##### Recorded data #####

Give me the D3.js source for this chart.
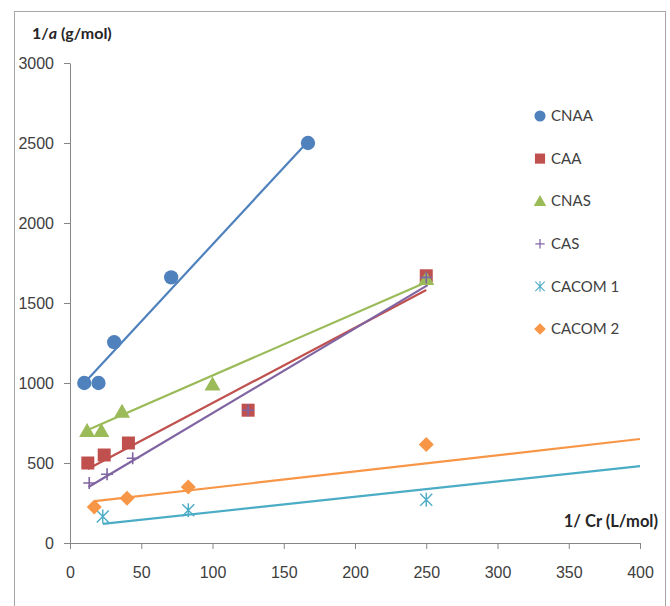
<!DOCTYPE html>
<html>
<head>
<meta charset="utf-8">
<script src="https://cdn.jsdelivr.net/npm/d3@7"></script>
<style>
  body { margin: 0; background: #fff; }
  svg { display: block; font-family: Lato, "Open Sans", sans-serif; }
</style>
</head>
<body>
<div id="chart"></div>
<script>
// series (x = 1/Cr, y = 1/a)
const seriesNames = ['CNAA', 'CAA', 'CNAS', 'CAS', 'CACOM 1', 'CACOM 2'];
const seriesColors = ['#4F81BD', '#C0504D', '#9BBB59', '#8064A2', '#4BACC6', '#F79646'];
const seriesSymbols = ['circle', 'square', 'triangle', 'plus', 'star', 'diamond'];

const cnaaX = [10, 20, 31, 71, 167];
const cnaaY = [1000, 1000, 1255, 1660, 2500];
const caaX = [12.5, 24, 41, 125, 250];
const caaY = [500, 550, 625, 830, 1670];
const cnasX = [12, 22, 36.5, 100, 250];
const cnasY = [700, 700, 820, 990, 1650];
const casX = [13.5, 26, 44, 125, 250];
const casY = [375, 430, 530, 830, 1660];
const cacom1X = [23, 83, 250];
const cacom1Y = [165, 205, 270];
const cacom2X = [17, 40, 83, 250];
const cacom2Y = [225, 280, 350, 615];

// trend line end points [x0, y0, x1, y1]
const trendLines = [
  [10, 1000, 167, 2510],
  [12.5, 462, 250, 1581],
  [12, 705, 250, 1630],
  [13, 350, 251, 1612],
  [23, 119, 400, 481],
  [17.5, 262, 400, 650]
];

const xTicks = [0, 50, 100, 150, 200, 250, 300, 350, 400];
const yTicks = [0, 500, 1000, 1500, 2000, 2500, 3000];

const allX = [cnaaX, caaX, cnasX, casX, cacom1X, cacom2X];
const allY = [cnaaY, caaY, cnasY, casY, cacom1Y, cacom2Y];

const width = 670, height = 606;
const svg = d3.select('#chart').append('svg')
  .attr('width', width)
  .attr('height', height);

// outer chart frame
svg.append('rect')
  .attr('x', 14.5).attr('y', 11.5)
  .attr('width', 651).attr('height', 620)
  .attr('fill', 'none')
  .attr('stroke', '#a6a6a6')
  .attr('stroke-width', 1);

const x = d3.scaleLinear().domain([0, 400]).range([70, 640]);
const y = d3.scaleLinear().domain([0, 3000]).range([543, 63]);

const xAxis = svg.append('g')
  .attr('transform', 'translate(0,543)')
  .call(d3.axisBottom(x).tickValues(xTicks).tickFormat(d3.format('d'))
    .tickSize(6).tickPadding(18).tickSizeOuter(0));
const yAxis = svg.append('g')
  .attr('transform', 'translate(70,0)')
  .call(d3.axisLeft(y).tickValues(yTicks).tickFormat(d3.format('d'))
    .tickSize(6).tickPadding(10).tickSizeOuter(0));

[xAxis, yAxis].forEach(a => {
  a.select('.domain').attr('stroke', '#868686');
  a.selectAll('.tick line').attr('stroke', '#868686');
  a.selectAll('.tick text')
    .attr('fill', '#404040')
    .style('font-size', '16px');
});

// axis titles
const yTitle = svg.append('text')
  .attr('x', 32).attr('y', 39)
  .attr('fill', '#262626')
  .style('font-size', '16px')
  .style('font-weight', 'bold');
yTitle.append('tspan').text('1/');
yTitle.append('tspan').style('font-style', 'italic').text('a');
yTitle.append('tspan').text(' (g/mol)');

svg.append('text')
  .attr('x', 658).attr('y', 527)
  .attr('text-anchor', 'end')
  .attr('fill', '#262626')
  .style('font-size', '16.5px')
  .style('font-weight', 'bold')
  .text('1/ Cr (L/mol)');

// marker drawing
function drawMarker(g, type, color) {
  if (type === 'circle') {
    g.append('path').attr('d', d3.symbol(d3.symbolCircle, 160)()).attr('fill', color);
  } else if (type === 'square') {
    g.append('path').attr('d', d3.symbol(d3.symbolSquare, 169)()).attr('fill', color);
  } else if (type === 'triangle') {
    g.append('path').attr('d', 'M0,-8L8,6H-8Z').attr('fill', color);
  } else if (type === 'diamond') {
    g.append('path').attr('d', 'M0,-7.5L7.5,0L0,7.5L-7.5,0Z').attr('fill', color);
  } else if (type === 'plus') {
    g.append('path').attr('d', 'M-6,0H6M0,-6V6')
      .attr('stroke', color).attr('stroke-width', 1.6).attr('fill', 'none');
  } else if (type === 'star') {
    g.append('path').attr('d', 'M0,-7V7M-6,-6L6,6M6,-6L-6,6')
      .attr('stroke', color).attr('stroke-width', 1.4).attr('fill', 'none');
  }
}

// trend lines under markers
svg.append('g').selectAll('line')
  .data(trendLines)
  .join('line')
  .attr('x1', d => x(d[0])).attr('y1', d => y(d[1]))
  .attr('x2', d => x(d[2])).attr('y2', d => y(d[3]))
  .attr('stroke', (d, i) => seriesColors[i])
  .attr('stroke-width', 2.2);

// markers
seriesNames.forEach((name, i) => {
  const pts = allX[i].map((v, j) => [v, allY[i][j]]);
  const g = svg.append('g').attr('class', 'series');
  pts.forEach(p => {
    const m = g.append('g').attr('transform', `translate(${x(p[0])},${y(p[1])})`);
    drawMarker(m, seriesSymbols[i], seriesColors[i]);
  });
});

// legend
const legend = svg.append('g');
seriesNames.forEach((name, i) => {
  const row = legend.append('g').attr('transform', `translate(540,${116 + i * 42.6})`);
  const m = row.append('g').attr('transform', 'scale(0.78)');
  drawMarker(m, seriesSymbols[i], seriesColors[i]);
  row.append('text')
    .attr('x', 11).attr('y', 0)
    .attr('dy', '0.35em')
    .attr('fill', '#404040')
    .style('font-size', '15px')
    .text(name);
});
</script>
</body>
</html>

#####

→ What is asked:
Skip the pictures, please, and transcribe only the lines from the beginning of the material through the one that contains "['circle', 'square', 'triangle', 'plus', 'star', 'diamond'];".

→ Result of the exercise:
Give me the D3.js source for this chart.
<!DOCTYPE html>
<html>
<head>
<meta charset="utf-8">
<script src="https://cdn.jsdelivr.net/npm/d3@7"></script>
<style>
  body { margin: 0; background: #fff; }
  svg { display: block; font-family: Lato, "Open Sans", sans-serif; }
</style>
</head>
<body>
<div id="chart"></div>
<script>
// series (x = 1/Cr, y = 1/a)
const seriesNames = ['CNAA', 'CAA', 'CNAS', 'CAS', 'CACOM 1', 'CACOM 2'];
const seriesColors = ['#4F81BD', '#C0504D', '#9BBB59', '#8064A2', '#4BACC6', '#F79646'];
const seriesSymbols = ['circle', 'square', 'triangle', 'plus', 'star', 'diamond'];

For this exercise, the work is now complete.